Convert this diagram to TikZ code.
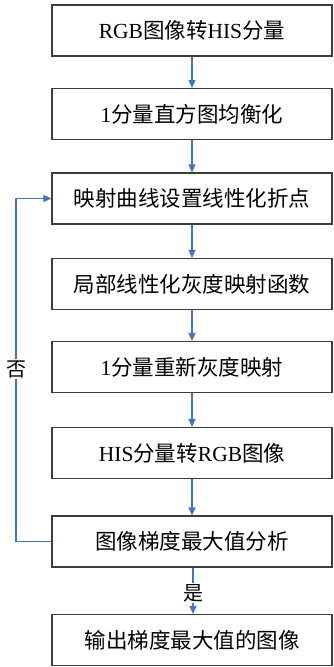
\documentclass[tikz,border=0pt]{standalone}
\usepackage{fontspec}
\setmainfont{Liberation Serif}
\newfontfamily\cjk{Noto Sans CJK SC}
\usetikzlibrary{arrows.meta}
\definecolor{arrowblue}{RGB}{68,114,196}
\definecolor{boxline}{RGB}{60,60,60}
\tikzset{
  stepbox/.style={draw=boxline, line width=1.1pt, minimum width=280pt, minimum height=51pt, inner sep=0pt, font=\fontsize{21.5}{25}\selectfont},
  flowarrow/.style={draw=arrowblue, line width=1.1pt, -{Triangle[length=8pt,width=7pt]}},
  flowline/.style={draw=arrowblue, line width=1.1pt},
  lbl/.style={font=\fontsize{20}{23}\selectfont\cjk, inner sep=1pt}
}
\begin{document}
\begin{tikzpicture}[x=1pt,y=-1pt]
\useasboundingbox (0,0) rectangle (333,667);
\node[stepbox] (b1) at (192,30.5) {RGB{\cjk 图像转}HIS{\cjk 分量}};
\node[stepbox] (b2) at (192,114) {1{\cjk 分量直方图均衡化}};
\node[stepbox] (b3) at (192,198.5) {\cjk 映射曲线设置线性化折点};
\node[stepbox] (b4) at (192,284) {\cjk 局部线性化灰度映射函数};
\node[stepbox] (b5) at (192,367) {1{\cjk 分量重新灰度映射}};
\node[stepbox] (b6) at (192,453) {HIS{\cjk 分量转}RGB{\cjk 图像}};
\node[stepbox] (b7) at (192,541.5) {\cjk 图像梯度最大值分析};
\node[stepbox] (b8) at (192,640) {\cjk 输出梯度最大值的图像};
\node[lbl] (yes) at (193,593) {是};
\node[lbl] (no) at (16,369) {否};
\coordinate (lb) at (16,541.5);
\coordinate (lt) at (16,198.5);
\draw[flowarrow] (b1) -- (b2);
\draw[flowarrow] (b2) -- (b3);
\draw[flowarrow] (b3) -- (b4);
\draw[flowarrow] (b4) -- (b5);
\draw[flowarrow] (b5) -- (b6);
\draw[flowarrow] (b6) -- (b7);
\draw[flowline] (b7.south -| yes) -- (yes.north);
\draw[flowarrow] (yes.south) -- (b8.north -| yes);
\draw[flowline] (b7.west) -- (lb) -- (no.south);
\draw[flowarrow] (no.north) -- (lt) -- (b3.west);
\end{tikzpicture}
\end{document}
────
== BRIEF ==
Repeat the material above word for word and skip every image in it.

== WRITTEN SOLUTION ==
Convert this diagram to TikZ code.
\documentclass[tikz,border=0pt]{standalone}
\usepackage{fontspec}
\setmainfont{Liberation Serif}
\newfontfamily\cjk{Noto Sans CJK SC}
\usetikzlibrary{arrows.meta}
\definecolor{arrowblue}{RGB}{68,114,196}
\definecolor{boxline}{RGB}{60,60,60}
\tikzset{
  stepbox/.style={draw=boxline, line width=1.1pt, minimum width=280pt, minimum height=51pt, inner sep=0pt, font=\fontsize{21.5}{25}\selectfont},
  flowarrow/.style={draw=arrowblue, line width=1.1pt, -{Triangle[length=8pt,width=7pt]}},
  flowline/.style={draw=arrowblue, line width=1.1pt},
  lbl/.style={font=\fontsize{20}{23}\selectfont\cjk, inner sep=1pt}
}
\begin{document}
\begin{tikzpicture}[x=1pt,y=-1pt]
\useasboundingbox (0,0) rectangle (333,667);
\node[stepbox] (b1) at (192,30.5) {RGB{\cjk 图像转}HIS{\cjk 分量}};
\node[stepbox] (b2) at (192,114) {1{\cjk 分量直方图均衡化}};
\node[stepbox] (b3) at (192,198.5) {\cjk 映射曲线设置线性化折点};
\node[stepbox] (b4) at (192,284) {\cjk 局部线性化灰度映射函数};
\node[stepbox] (b5) at (192,367) {1{\cjk 分量重新灰度映射}};
\node[stepbox] (b6) at (192,453) {HIS{\cjk 分量转}RGB{\cjk 图像}};
\node[stepbox] (b7) at (192,541.5) {\cjk 图像梯度最大值分析};
\node[stepbox] (b8) at (192,640) {\cjk 输出梯度最大值的图像};
\node[lbl] (yes) at (193,593) {是};
\node[lbl] (no) at (16,369) {否};
\coordinate (lb) at (16,541.5);
\coordinate (lt) at (16,198.5);
\draw[flowarrow] (b1) -- (b2);
\draw[flowarrow] (b2) -- (b3);
\draw[flowarrow] (b3) -- (b4);
\draw[flowarrow] (b4) -- (b5);
\draw[flowarrow] (b5) -- (b6);
\draw[flowarrow] (b6) -- (b7);
\draw[flowline] (b7.south -| yes) -- (yes.north);
\draw[flowarrow] (yes.south) -- (b8.north -| yes);
\draw[flowline] (b7.west) -- (lb) -- (no.south);
\draw[flowarrow] (no.north) -- (lt) -- (b3.west);
\end{tikzpicture}
\end{document}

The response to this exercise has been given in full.